It has been described as one of the greatest scandals in the history of the V&A, as well as one of the longest series of museum thefts conducted by a single person in London history.
In 1954, it was revealed that 58 year-old John Andrew Nevin, a long-time employee at the Victoria and Albert Museum (V&A) in Kensington, had been stealing thousands of objects from the museum for more than 20 years. Even more extraordinarily, he used them to furnish his own house. So how did he do it, and how did he manage to get away with it for so long?

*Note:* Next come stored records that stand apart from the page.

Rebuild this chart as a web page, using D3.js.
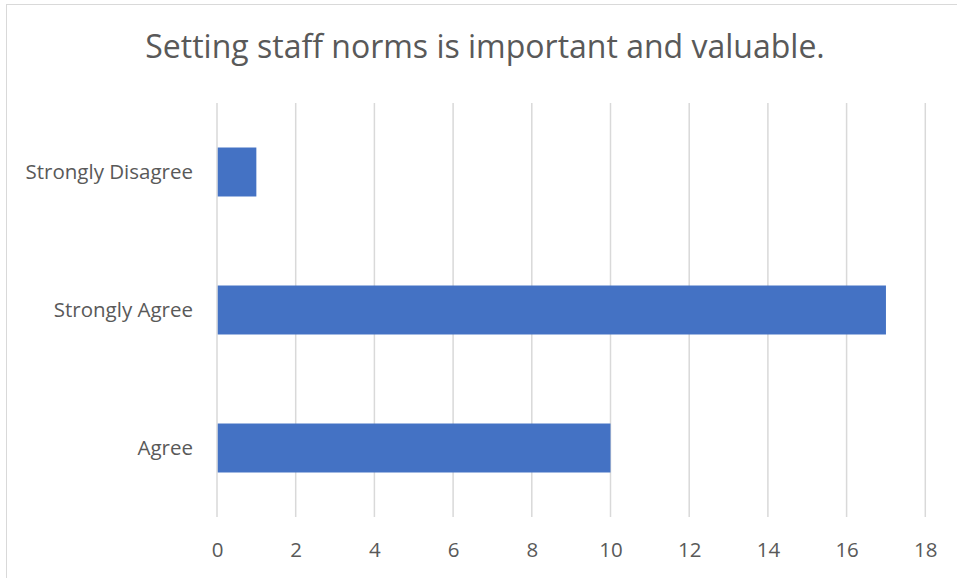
<!DOCTYPE html>
<html>
<head>
<meta charset="utf-8">
<script src="https://cdn.jsdelivr.net/npm/d3@7"></script>
<style>
  html, body { margin: 0; padding: 0; background: #fff; }
  svg { display: block; }
  text { font-family: "Open Sans", sans-serif; fill: #595959; }
</style>
</head>
<body>
<svg id="chart" width="957" height="578"></svg>
<script>
// Survey responses
const categories = ["Strongly Disagree", "Strongly Agree", "Agree"];
const counts = [1, 17, 10];
const xTicks = [0, 2, 4, 6, 8, 10, 12, 14, 16, 18];
const title = "Setting staff norms is important and valuable.";

const svg = d3.select("#chart");
const W = 957, H = 578;
const plot = { left: 217, right: 925.3, top: 103, bottom: 517 };
const FONT = "'Open Sans', sans-serif";

// Chart frame
svg.append("rect")
  .attr("x", 6.5).attr("y", 4.5)
  .attr("width", W + 10).attr("height", H + 10)
  .attr("fill", "#fff")
  .attr("stroke", "#d9d9d9").attr("stroke-width", 1);

// Title
svg.append("text")
  .attr("x", 485).attr("y", 58)
  .attr("text-anchor", "middle")
  .attr("font-size", 32)
  .text(title);

const x = d3.scaleLinear().domain([0, 18]).range([plot.left, plot.right]);
const y = d3.scaleBand()
  .domain(categories)
  .range([plot.top, plot.bottom])
  .paddingInner(0.645)
  .paddingOuter(0.3225);

// Vertical gridlines
svg.append("g")
  .selectAll("line")
  .data(xTicks)
  .join("line")
  .attr("x1", d => x(d)).attr("x2", d => x(d))
  .attr("y1", plot.top).attr("y2", plot.bottom)
  .attr("stroke", "#d9d9d9").attr("stroke-width", 1.5);

// Bars
const data = categories.map((c, i) => ({ c, v: counts[i] }));
svg.append("g")
  .selectAll("rect")
  .data(data)
  .join("rect")
  .attr("x", x(0) + 0.75)
  .attr("y", d => y(d.c))
  .attr("width", d => x(d.v) - x(0) - 0.75)
  .attr("height", y.bandwidth())
  .attr("fill", "#4472C4");

// X axis labels
const xAxis = d3.axisBottom(x).tickValues(xTicks).tickSize(0).tickPadding(0);
const gx = svg.append("g")
  .attr("transform", `translate(0, ${plot.bottom})`)
  .call(xAxis);
gx.select(".domain").remove();
gx.selectAll("text")
  .attr("y", 39.5)
  .attr("dy", null)
  .attr("font-size", 20.5)
  .style("font-family", FONT)
  .attr("fill", "#595959");

// Category labels
const yAxis = d3.axisLeft(y).tickSize(0).tickPadding(0);
const gy = svg.append("g")
  .attr("transform", `translate(${plot.left - 24}, 0)`)
  .call(yAxis);
gy.select(".domain").remove();
gy.selectAll("text")
  .attr("dy", "0.35em")
  .attr("font-size", 20.5)
  .style("font-family", FONT)
  .attr("fill", "#595959");
</script>
</body>
</html>
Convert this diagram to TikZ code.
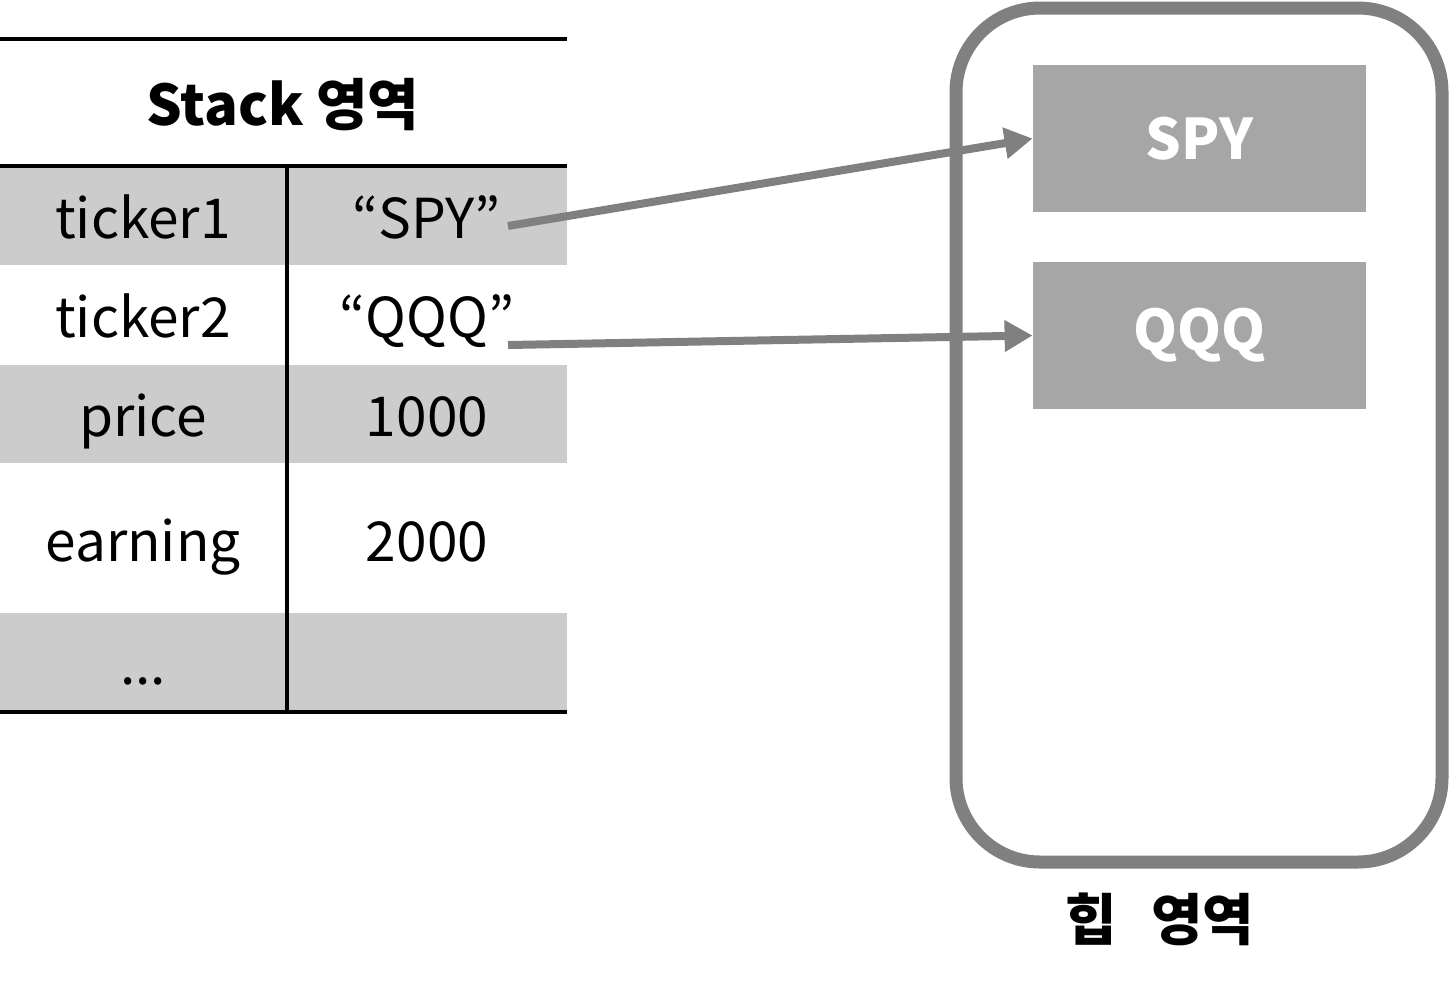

Nevin began working at the V&A in 1930. Soon he was trusted enough to gain access to areas containing rare materials, without supervision. The opportunity for theft had been created. He began using the V&A like a free Ikea. He took 20 swords, jade figures, and rare watches. He also swiped a 300-year-old tapestry. Nevin’s wife Mary was aware of the scheme and had mixed feelings, but ultimately accepted it, even using a rare 19th century tortoiseshell bag for shopping.
The ministry of silly walks
Nevin’s methods for lifting things out of the museum included hiding items inside his own clothes. But he knew he needed a cover story. Walking in a strange and uncomfortable way? Why, it’s just the result of some injuries from my Army days, he would tell others. Nothing, of course, to do with the ornaments and dismantled pieces of furniture he had hidden in his jacket and socks. When other V&A employees looked back on Nevin after the revelations, they realised some of his other behaviour had been suspicious too: how could he have afforded to buy all the things he claimed to own? No-one put two and two together at the time.
He stole HOW many objects?
It was only in late 1953 that Nevin’s scheme began to unravel, when a stocktake of the museum showed that many objects were missing. Investigators eventually worked out that Nevin was the only one with access to all the things that had disappeared, and police were sent to his Chiswick home. Panic mode! After the first visit, the Nevins desperately tried to hide the stolen goods, sticking them in all sorts of bizarre locations including their vacuum cleaner. It didn’t work. A second police search found more of the missing items and the Nevins were arrested. It was eventually estimated that the V&A employee had taken as many as a staggering 2,000 items over the years. Charges were only brought on a limited number of those.
Too beautiful for you?
The case came before the courts in the summer of 1954. Mary eventually pled guilty to 10 charges of handling stolen goods, for which she received a custodial sentence, while John himself confessed to 25 charges of theft and got three years in prison. He presented a statement to the court stating “taking the things became an obsession as I was attracted by the beauty of them” and that he just couldn’t help himself because of how beautiful they were. Needless to say, the V&A was unimpressed by this ‘defence’ — especially as Nevin had dismantled and destroyed many objects. Nevin’s curtains turned out to be fabric made by the artist Duncan Grant, which the couple had torn and re-sewn.
The 29 spoons he thought might make all the difference
After he was released from jail, Nevin attempted to cooperate and return some items. However, he had an ulterior motive: he hoped doing so would help him be eligible for a pension. But most of the missing items never resurfaced, and his most notable return ended up being the grand total of… 29 spoons. No surprise that this attempt to get himself a pension did not work.